*Do this*
Write out all of the data exactly as it appears.
<<<<
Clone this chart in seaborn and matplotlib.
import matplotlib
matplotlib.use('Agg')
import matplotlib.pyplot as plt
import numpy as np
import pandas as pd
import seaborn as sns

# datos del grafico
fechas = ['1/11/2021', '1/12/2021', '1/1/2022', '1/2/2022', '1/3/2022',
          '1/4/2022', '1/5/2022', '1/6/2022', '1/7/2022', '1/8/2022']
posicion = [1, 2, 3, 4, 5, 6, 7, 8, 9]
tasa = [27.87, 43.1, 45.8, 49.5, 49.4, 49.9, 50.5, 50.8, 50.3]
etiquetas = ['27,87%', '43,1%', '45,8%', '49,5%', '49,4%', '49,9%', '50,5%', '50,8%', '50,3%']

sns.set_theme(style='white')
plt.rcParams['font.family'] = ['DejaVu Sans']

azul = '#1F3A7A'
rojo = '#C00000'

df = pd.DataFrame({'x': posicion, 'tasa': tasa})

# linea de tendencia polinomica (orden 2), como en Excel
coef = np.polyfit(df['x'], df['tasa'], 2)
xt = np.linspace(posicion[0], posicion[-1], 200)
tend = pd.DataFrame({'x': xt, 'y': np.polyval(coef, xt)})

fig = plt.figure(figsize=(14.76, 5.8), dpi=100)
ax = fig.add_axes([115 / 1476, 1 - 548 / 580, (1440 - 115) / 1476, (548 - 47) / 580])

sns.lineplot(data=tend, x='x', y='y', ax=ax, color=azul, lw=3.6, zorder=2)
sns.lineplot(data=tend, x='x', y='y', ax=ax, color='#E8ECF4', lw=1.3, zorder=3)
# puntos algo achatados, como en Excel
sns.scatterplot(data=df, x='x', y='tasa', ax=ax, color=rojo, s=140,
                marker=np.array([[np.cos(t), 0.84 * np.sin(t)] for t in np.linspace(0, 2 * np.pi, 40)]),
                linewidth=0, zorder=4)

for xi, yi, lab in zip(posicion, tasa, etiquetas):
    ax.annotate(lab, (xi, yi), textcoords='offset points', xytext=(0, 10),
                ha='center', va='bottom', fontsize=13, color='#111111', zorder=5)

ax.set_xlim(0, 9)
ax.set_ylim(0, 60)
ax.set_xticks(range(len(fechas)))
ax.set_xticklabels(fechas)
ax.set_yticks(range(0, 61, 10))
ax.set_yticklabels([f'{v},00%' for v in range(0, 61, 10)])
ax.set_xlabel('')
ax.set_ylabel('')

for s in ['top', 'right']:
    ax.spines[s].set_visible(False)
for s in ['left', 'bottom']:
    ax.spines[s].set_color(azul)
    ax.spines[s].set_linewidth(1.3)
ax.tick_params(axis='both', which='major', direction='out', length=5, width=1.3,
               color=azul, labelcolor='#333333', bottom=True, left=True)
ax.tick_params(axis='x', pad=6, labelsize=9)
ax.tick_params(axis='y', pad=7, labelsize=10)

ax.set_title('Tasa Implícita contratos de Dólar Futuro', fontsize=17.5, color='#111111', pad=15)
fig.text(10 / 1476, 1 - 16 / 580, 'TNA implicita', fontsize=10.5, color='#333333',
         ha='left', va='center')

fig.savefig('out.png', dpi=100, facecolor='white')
>>>>
*Result of the task*
Clone this chart in seaborn and matplotlib.
import matplotlib
matplotlib.use('Agg')
import matplotlib.pyplot as plt
import numpy as np
import pandas as pd
import seaborn as sns

# datos del grafico
fechas = ['1/11/2021', '1/12/2021', '1/1/2022', '1/2/2022', '1/3/2022',
          '1/4/2022', '1/5/2022', '1/6/2022', '1/7/2022', '1/8/2022']
posicion = [1, 2, 3, 4, 5, 6, 7, 8, 9]
tasa = [27.87, 43.1, 45.8, 49.5, 49.4, 49.9, 50.5, 50.8, 50.3]
etiquetas = ['27,87%', '43,1%', '45,8%', '49,5%', '49,4%', '49,9%', '50,5%', '50,8%', '50,3%']

sns.set_theme(style='white')
plt.rcParams['font.family'] = ['DejaVu Sans']

azul = '#1F3A7A'
rojo = '#C00000'

df = pd.DataFrame({'x': posicion, 'tasa': tasa})

# linea de tendencia polinomica (orden 2), como en Excel
coef = np.polyfit(df['x'], df['tasa'], 2)
xt = np.linspace(posicion[0], posicion[-1], 200)
tend = pd.DataFrame({'x': xt, 'y': np.polyval(coef, xt)})

fig = plt.figure(figsize=(14.76, 5.8), dpi=100)
ax = fig.add_axes([115 / 1476, 1 - 548 / 580, (1440 - 115) / 1476, (548 - 47) / 580])

sns.lineplot(data=tend, x='x', y='y', ax=ax, color=azul, lw=3.6, zorder=2)
sns.lineplot(data=tend, x='x', y='y', ax=ax, color='#E8ECF4', lw=1.3, zorder=3)
# puntos algo achatados, como en Excel
sns.scatterplot(data=df, x='x', y='tasa', ax=ax, color=rojo, s=140,
                marker=np.array([[np.cos(t), 0.84 * np.sin(t)] for t in np.linspace(0, 2 * np.pi, 40)]),
                linewidth=0, zorder=4)

for xi, yi, lab in zip(posicion, tasa, etiquetas):
    ax.annotate(lab, (xi, yi), textcoords='offset points', xytext=(0, 10),
                ha='center', va='bottom', fontsize=13, color='#111111', zorder=5)

ax.set_xlim(0, 9)
ax.set_ylim(0, 60)
ax.set_xticks(range(len(fechas)))
ax.set_xticklabels(fechas)
ax.set_yticks(range(0, 61, 10))
ax.set_yticklabels([f'{v},00%' for v in range(0, 61, 10)])
ax.set_xlabel('')
ax.set_ylabel('')

for s in ['top', 'right']:
    ax.spines[s].set_visible(False)
for s in ['left', 'bottom']:
    ax.spines[s].set_color(azul)
    ax.spines[s].set_linewidth(1.3)
ax.tick_params(axis='both', which='major', direction='out', length=5, width=1.3,
               color=azul, labelcolor='#333333', bottom=True, left=True)
ax.tick_params(axis='x', pad=6, labelsize=9)
ax.tick_params(axis='y', pad=7, labelsize=10)

ax.set_title('Tasa Implícita contratos de Dólar Futuro', fontsize=17.5, color='#111111', pad=15)
fig.text(10 / 1476, 1 - 16 / 580, 'TNA implicita', fontsize=10.5, color='#333333',
         ha='left', va='center')

fig.savefig('out.png', dpi=100, facecolor='white')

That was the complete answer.